Dans le même temps, nous pouvons constater que la valeur de la couronne a largement fluctué au long des années 90. Son évolution, comme celle de l’euro, a été moins vigoureuse que ce que beaucoup escomptaient. Le cours du dollar est passé de 8,05 SEK/USD en décembre 1998 à 10,56 SEK/USD en décembre 2001. L’euro est d’abord tombé de 9,48 SEK/EUR en décembre 1998 à 8,24 SEK/EUR en mai 2000, pour remonter ensuite à 9,44 SEK/EUR en décembre 2001. Cela confirme un fait avéré : en cas de changes flottants, le cours d’une monnaie peut varier largement, et souvent de manière difficilement explicable"Tu as oublié une question:
-Quel est l'effet vertueux et constaté d'une monnaie forte?
Shunt a écrit:Je ne raisonnes pas en monétariste. Si ta monnaie se déprécie par rapport aux autres, la note des tes importations augmente. C'est mécanique. Et les effets vertueux de la dévaluation n'y font rien puisque que le montant de tes importations est une donnée exogène.
Si en raison d'une dépréciation de ta monnaie, le baril de pétrole que tu achètes à l'extérieur passe de 35 euros à 50 euros, cela va pousser les prix à la hausse (sauf à rogner sur les marges donc sur la capacité ultérieure d'investissement).
Je raisonne peut-être en monétariste. Dans ce cas explique moi clairement comment tu achètes tes importations moins chères avec une monnaie qui se déprécie ?
Tu raisonnes en monétariste oui ou non? Sinon je note que c'est absolument inutile comme discussion. Que tes importations augmentent oui, et? Que tes exportations soient renforcées, ta demande intérieure soutenue (tu sais ce que tu estimes être plus important pour soutenir une économie)...Bref.
Shunt a écrit:Bien sûr que la croissance et créatrice d'inflation. Seulement il y a inflation et inflation. Une inflation de 2% n'a pas les mêmes effets qu'une inflation de 10%. On enfonce des portes ouvertes là !
Oui, mais une inflation de 2%, c'est comme pas d'inflation du tout.
Shunt a écrit:C'est toi qui te contredis. Un coup tu nous expliques que la monnaie forte c'est de la couille parce que ça décourage l'investissement productif pour ensuite nous dire que les capitaux, ce n'est rien.
Ensuite tu ne réponds toujours pas à la question que tout le monde te pose depuis le début : si le capitalisme (que tu assimiles au libéralisme) est un mauvais système, monstrueux, etc... par quoi le remplace-t-on ? Et en quoi ce système de substitution sera plus efficace et plus fiable que le système actuel ? Ce sont des questions simples et pour l'instant je constate que tu bottes en touche dès qu'elles te sont posées.

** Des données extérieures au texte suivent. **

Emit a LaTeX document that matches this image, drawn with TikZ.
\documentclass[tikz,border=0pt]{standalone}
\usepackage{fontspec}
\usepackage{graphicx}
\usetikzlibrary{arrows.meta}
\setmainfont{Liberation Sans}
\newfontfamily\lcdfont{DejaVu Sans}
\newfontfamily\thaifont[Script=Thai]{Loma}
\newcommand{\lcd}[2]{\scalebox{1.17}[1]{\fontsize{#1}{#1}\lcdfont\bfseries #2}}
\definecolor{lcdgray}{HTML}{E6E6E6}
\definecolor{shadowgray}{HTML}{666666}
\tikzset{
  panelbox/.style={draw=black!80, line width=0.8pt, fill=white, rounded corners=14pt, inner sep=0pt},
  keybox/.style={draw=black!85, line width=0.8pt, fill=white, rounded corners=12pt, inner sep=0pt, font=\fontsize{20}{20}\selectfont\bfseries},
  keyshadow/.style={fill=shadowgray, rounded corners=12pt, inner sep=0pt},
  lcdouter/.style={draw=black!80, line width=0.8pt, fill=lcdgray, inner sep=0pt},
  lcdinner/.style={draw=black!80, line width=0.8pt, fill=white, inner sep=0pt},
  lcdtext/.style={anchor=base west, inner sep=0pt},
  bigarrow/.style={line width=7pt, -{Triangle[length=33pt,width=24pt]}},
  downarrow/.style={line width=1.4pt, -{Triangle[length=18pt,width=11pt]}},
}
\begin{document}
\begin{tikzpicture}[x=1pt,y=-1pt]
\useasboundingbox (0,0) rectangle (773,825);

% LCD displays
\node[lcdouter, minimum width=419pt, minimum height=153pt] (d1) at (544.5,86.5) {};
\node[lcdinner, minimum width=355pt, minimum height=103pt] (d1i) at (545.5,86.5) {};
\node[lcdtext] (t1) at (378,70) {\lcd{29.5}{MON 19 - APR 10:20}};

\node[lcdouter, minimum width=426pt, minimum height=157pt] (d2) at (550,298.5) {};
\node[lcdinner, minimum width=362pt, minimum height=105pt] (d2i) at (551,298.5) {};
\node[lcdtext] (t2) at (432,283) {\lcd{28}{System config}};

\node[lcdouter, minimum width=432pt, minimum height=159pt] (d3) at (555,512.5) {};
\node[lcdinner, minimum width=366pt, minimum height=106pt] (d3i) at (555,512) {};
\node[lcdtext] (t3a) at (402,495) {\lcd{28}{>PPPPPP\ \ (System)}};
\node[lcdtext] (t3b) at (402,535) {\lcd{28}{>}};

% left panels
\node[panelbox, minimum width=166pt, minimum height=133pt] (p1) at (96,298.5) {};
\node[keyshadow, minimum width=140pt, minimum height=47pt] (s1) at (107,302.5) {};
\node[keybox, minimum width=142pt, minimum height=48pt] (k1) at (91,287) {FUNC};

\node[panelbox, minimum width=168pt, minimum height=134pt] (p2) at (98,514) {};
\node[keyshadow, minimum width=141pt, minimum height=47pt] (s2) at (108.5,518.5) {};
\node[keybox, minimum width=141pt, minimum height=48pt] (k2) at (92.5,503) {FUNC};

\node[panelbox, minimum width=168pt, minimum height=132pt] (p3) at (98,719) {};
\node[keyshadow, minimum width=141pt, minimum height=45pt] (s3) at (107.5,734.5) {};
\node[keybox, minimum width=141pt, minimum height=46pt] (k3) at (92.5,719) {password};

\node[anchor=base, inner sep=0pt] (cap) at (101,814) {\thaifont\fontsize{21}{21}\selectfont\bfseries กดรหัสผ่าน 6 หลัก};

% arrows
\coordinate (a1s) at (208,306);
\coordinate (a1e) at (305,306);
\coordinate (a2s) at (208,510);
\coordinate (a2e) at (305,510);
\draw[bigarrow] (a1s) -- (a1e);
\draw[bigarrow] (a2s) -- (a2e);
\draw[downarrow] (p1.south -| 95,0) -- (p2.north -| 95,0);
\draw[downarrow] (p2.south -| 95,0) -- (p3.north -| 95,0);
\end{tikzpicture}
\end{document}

J'ai déjà répondu sur tous ces points. Je te renvoie à l'origine de la discussion. Mon présupposé est simple: l'Europe qui se construit est libérale, politiquement et économiquement inefficace. Ensuite si l'on me demande des prises de position sur les différentes politiques économiques, je les donne. Il me semble que tu disposes de largement assez d'informations pour trouver les réponses à tes questions. Je n'ai donc pas le sentiment de botter en touche. Simplement je me pose question sur qui se dit de gauche et soutient la construction européenne libérale. C'est pourquoi je voterai "non".